=== SET PROBLEM ===
Copy each line of the data below exactly, leaving out pictures.
>> start GIVEN MATERIAL
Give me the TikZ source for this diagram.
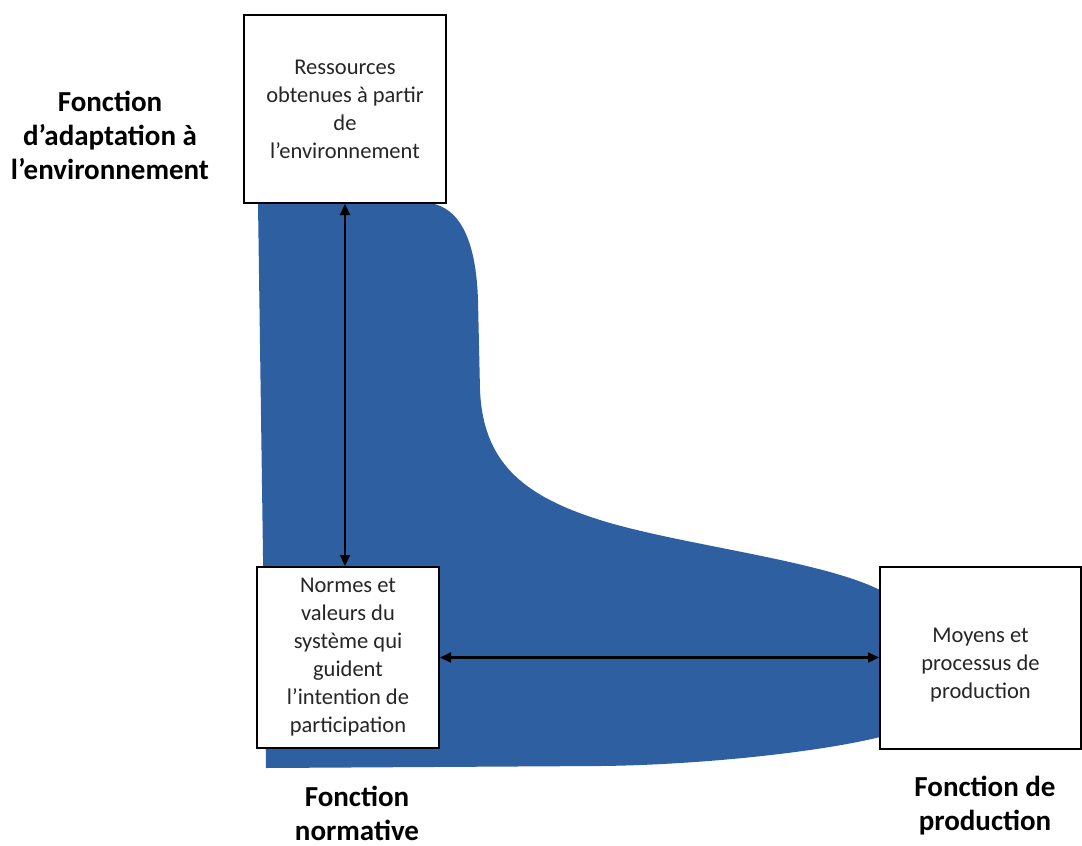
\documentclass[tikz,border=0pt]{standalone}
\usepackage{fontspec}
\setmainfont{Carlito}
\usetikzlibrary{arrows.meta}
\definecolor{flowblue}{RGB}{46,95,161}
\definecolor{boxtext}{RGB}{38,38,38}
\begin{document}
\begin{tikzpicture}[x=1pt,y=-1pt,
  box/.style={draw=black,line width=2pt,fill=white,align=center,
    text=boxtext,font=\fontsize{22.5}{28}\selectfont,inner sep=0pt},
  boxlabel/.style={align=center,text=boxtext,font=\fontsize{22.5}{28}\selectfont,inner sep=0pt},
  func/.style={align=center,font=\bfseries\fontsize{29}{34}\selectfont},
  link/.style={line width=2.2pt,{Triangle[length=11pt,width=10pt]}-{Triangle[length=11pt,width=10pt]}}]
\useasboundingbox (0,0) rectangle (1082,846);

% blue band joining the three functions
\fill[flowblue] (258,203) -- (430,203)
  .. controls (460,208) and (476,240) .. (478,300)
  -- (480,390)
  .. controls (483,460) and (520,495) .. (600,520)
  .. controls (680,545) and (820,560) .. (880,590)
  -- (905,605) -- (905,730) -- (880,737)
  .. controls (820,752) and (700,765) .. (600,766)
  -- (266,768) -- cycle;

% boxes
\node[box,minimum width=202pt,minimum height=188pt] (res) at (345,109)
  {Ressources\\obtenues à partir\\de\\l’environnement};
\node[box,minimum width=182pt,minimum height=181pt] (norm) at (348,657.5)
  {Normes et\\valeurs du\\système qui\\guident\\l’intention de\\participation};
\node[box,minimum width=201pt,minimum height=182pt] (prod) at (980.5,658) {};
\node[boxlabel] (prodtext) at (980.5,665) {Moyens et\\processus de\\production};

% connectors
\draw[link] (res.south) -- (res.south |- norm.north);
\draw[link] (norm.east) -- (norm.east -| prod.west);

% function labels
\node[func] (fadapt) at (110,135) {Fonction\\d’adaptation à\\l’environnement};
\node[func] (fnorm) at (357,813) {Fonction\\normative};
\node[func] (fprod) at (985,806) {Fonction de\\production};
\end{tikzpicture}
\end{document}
>> end GIVEN MATERIAL
=== SOLUTION BELOW ===
Give me the TikZ source for this diagram.
\documentclass[tikz,border=0pt]{standalone}
\usepackage{fontspec}
\setmainfont{Carlito}
\usetikzlibrary{arrows.meta}
\definecolor{flowblue}{RGB}{46,95,161}
\definecolor{boxtext}{RGB}{38,38,38}
\begin{document}
\begin{tikzpicture}[x=1pt,y=-1pt,
  box/.style={draw=black,line width=2pt,fill=white,align=center,
    text=boxtext,font=\fontsize{22.5}{28}\selectfont,inner sep=0pt},
  boxlabel/.style={align=center,text=boxtext,font=\fontsize{22.5}{28}\selectfont,inner sep=0pt},
  func/.style={align=center,font=\bfseries\fontsize{29}{34}\selectfont},
  link/.style={line width=2.2pt,{Triangle[length=11pt,width=10pt]}-{Triangle[length=11pt,width=10pt]}}]
\useasboundingbox (0,0) rectangle (1082,846);

% blue band joining the three functions
\fill[flowblue] (258,203) -- (430,203)
  .. controls (460,208) and (476,240) .. (478,300)
  -- (480,390)
  .. controls (483,460) and (520,495) .. (600,520)
  .. controls (680,545) and (820,560) .. (880,590)
  -- (905,605) -- (905,730) -- (880,737)
  .. controls (820,752) and (700,765) .. (600,766)
  -- (266,768) -- cycle;

% boxes
\node[box,minimum width=202pt,minimum height=188pt] (res) at (345,109)
  {Ressources\\obtenues à partir\\de\\l’environnement};
\node[box,minimum width=182pt,minimum height=181pt] (norm) at (348,657.5)
  {Normes et\\valeurs du\\système qui\\guident\\l’intention de\\participation};
\node[box,minimum width=201pt,minimum height=182pt] (prod) at (980.5,658) {};
\node[boxlabel] (prodtext) at (980.5,665) {Moyens et\\processus de\\production};

% connectors
\draw[link] (res.south) -- (res.south |- norm.north);
\draw[link] (norm.east) -- (norm.east -| prod.west);

% function labels
\node[func] (fadapt) at (110,135) {Fonction\\d’adaptation à\\l’environnement};
\node[func] (fnorm) at (357,813) {Fonction\\normative};
\node[func] (fprod) at (985,806) {Fonction de\\production};
\end{tikzpicture}
\end{document}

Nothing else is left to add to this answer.